**DATA SUPPLIED**
═══

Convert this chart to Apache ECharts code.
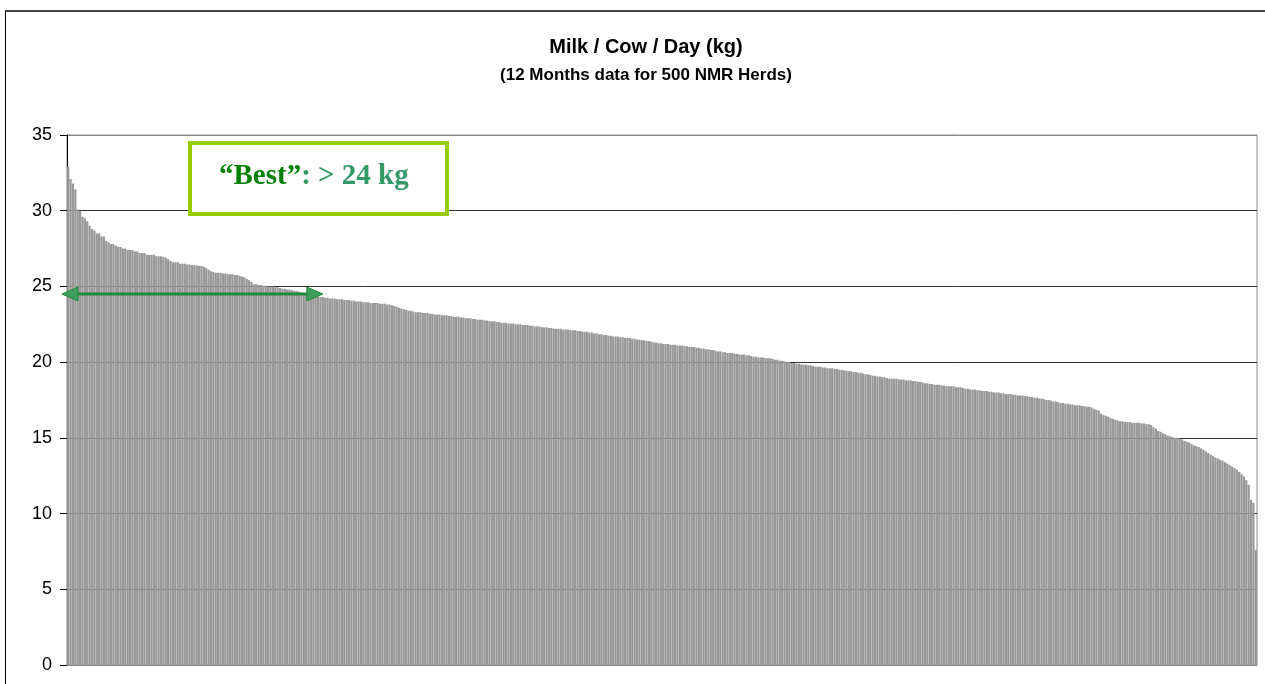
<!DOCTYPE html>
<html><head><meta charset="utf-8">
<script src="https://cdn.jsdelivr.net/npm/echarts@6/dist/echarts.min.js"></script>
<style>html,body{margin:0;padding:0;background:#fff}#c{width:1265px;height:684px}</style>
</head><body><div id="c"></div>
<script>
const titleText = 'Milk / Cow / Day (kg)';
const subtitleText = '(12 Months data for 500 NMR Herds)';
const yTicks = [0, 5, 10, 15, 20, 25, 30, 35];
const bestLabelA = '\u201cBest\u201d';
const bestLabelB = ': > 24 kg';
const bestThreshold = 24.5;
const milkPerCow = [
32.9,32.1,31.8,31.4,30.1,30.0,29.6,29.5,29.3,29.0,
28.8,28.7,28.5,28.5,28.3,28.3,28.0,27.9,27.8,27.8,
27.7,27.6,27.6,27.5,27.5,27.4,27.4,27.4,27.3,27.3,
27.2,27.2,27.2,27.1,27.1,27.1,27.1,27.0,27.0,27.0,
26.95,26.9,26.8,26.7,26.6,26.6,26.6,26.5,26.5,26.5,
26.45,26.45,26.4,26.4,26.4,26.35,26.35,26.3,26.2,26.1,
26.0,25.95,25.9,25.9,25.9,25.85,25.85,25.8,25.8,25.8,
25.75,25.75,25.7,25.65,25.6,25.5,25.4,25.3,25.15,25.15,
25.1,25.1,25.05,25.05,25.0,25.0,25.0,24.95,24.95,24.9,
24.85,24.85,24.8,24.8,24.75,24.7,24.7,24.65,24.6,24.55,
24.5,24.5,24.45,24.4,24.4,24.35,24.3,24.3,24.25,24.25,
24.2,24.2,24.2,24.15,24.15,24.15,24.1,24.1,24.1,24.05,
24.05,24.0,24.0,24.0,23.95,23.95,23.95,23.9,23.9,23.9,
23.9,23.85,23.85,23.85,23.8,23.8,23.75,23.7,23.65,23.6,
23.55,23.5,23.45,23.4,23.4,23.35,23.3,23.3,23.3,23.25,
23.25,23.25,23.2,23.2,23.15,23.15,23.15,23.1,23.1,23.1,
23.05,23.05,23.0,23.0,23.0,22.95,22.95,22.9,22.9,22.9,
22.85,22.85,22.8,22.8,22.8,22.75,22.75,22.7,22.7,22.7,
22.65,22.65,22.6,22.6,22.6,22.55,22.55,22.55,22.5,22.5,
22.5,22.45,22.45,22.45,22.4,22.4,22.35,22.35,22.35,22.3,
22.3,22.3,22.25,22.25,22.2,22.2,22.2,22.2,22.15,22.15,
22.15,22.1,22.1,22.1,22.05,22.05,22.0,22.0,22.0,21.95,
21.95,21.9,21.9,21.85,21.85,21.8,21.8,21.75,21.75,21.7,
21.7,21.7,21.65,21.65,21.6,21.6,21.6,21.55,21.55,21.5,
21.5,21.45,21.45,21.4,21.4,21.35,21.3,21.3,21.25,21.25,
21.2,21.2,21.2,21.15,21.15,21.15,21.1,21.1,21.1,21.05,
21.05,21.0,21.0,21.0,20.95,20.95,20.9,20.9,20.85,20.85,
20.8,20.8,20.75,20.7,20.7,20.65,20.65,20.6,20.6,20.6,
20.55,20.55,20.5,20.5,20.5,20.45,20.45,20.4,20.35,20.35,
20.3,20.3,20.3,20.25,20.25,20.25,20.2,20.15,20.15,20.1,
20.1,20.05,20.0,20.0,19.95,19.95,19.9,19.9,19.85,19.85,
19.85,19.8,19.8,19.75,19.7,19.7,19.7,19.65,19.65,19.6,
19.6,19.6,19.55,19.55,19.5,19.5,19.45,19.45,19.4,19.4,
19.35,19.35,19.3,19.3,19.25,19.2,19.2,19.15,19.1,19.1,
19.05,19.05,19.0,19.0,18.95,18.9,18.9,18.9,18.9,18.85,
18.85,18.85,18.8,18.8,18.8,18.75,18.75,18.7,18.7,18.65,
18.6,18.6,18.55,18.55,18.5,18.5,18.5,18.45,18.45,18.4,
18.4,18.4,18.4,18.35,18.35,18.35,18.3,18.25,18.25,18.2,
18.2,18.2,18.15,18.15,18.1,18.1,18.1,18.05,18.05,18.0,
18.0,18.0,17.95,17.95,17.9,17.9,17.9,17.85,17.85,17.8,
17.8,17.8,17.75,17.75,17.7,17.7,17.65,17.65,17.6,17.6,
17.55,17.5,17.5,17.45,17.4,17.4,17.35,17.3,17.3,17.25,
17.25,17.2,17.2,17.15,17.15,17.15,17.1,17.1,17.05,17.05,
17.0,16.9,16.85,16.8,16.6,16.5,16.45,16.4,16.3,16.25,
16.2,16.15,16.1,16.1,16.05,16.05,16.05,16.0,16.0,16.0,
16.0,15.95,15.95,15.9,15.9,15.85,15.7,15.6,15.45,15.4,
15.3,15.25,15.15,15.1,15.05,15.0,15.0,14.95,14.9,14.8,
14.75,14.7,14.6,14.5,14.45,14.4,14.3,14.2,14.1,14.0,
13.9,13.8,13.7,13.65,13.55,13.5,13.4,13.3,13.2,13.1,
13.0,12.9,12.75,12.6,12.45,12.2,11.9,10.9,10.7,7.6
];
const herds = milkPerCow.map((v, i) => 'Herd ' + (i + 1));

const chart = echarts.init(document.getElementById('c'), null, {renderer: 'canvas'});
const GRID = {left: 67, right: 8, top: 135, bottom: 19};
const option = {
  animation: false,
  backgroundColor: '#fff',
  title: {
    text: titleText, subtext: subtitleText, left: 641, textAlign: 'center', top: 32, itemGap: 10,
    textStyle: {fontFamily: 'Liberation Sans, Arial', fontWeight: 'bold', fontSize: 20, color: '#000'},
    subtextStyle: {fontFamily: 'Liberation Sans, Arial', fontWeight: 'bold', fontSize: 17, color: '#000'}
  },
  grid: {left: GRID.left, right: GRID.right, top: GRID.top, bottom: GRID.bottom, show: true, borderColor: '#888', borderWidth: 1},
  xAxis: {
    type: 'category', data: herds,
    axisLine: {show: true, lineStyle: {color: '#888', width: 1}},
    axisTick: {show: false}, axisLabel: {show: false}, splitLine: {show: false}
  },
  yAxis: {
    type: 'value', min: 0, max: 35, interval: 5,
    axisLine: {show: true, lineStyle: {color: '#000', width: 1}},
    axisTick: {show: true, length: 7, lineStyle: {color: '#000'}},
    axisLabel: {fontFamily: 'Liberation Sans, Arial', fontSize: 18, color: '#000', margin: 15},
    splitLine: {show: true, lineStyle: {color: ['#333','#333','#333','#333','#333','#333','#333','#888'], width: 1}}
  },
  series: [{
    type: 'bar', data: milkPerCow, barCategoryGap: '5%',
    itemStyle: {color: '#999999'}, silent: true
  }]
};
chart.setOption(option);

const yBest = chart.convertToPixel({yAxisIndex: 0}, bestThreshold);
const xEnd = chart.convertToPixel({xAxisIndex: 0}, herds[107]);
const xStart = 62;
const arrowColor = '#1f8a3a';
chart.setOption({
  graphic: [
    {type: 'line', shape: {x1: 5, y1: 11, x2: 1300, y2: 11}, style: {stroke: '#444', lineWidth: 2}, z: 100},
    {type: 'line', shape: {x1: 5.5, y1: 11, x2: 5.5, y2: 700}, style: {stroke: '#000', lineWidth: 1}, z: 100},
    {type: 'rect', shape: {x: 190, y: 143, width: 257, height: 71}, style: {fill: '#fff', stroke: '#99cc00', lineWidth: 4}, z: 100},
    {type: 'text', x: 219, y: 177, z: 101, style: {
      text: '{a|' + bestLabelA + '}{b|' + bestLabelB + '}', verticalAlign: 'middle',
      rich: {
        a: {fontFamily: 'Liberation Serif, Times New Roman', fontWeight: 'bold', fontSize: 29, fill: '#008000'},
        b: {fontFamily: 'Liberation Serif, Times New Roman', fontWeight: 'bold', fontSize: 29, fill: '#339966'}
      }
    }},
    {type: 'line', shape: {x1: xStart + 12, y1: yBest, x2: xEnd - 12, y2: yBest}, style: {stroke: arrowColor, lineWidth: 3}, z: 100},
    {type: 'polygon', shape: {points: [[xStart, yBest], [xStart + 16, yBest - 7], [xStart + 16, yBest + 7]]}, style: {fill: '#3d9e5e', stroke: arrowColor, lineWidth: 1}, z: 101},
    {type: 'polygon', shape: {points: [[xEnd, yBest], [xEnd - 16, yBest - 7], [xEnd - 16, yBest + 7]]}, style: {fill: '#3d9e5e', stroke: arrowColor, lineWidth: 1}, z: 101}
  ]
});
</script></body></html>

═══

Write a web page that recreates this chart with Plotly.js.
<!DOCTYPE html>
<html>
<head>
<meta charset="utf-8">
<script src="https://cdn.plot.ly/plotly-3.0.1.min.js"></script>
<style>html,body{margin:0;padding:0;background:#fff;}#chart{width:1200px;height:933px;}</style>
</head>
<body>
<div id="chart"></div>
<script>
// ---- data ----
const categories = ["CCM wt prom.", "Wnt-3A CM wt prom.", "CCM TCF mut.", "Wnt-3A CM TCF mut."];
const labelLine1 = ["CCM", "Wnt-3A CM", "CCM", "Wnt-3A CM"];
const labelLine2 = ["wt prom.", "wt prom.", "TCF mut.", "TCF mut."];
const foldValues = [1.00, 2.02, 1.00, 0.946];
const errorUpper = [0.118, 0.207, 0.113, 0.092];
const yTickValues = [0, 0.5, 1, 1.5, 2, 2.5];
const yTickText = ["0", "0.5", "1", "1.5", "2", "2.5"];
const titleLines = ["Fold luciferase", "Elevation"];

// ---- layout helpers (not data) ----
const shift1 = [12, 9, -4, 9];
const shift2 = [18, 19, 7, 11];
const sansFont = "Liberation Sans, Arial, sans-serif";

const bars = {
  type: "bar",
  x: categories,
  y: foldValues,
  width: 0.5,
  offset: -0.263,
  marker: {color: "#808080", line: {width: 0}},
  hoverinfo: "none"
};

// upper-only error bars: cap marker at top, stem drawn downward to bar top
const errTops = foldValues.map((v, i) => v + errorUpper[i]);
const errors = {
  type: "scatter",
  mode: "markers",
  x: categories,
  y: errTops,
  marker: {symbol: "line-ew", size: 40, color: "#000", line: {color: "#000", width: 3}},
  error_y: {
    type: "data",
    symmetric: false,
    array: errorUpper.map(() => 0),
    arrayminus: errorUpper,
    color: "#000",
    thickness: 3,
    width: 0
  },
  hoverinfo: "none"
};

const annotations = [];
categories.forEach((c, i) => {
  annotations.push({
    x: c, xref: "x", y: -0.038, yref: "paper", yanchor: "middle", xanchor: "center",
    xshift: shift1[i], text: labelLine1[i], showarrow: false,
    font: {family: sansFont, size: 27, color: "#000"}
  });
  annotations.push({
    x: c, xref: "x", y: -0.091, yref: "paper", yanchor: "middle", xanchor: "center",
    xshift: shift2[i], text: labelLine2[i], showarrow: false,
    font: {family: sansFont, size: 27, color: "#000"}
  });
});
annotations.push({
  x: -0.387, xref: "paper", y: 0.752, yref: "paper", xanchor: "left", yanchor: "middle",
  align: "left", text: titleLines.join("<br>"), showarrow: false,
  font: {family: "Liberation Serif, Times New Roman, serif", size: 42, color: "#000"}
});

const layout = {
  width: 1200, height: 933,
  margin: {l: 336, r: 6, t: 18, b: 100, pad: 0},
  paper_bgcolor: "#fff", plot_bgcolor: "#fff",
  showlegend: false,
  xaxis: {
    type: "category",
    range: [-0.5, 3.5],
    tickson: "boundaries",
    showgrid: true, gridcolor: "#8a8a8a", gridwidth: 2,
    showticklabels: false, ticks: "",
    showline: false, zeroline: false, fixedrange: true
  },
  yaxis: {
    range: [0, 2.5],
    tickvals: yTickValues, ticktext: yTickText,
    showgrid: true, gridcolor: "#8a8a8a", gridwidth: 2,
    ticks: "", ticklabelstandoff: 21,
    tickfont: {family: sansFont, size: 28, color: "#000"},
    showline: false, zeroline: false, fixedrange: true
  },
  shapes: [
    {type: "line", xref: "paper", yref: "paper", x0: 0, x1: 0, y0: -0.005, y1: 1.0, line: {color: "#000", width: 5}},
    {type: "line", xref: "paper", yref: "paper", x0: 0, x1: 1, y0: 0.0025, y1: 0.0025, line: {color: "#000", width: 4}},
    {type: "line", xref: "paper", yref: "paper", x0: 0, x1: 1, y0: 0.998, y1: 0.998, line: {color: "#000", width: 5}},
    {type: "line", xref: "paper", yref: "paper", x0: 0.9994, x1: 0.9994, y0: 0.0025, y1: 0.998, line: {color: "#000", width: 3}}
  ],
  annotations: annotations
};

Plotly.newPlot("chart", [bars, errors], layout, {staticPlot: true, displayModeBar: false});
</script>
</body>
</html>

═══

Only lines with the word "this" should be collected from the material.

**EXPECTED ANSWER**
Convert this chart to Apache ECharts code.
Write a web page that recreates this chart with Plotly.js.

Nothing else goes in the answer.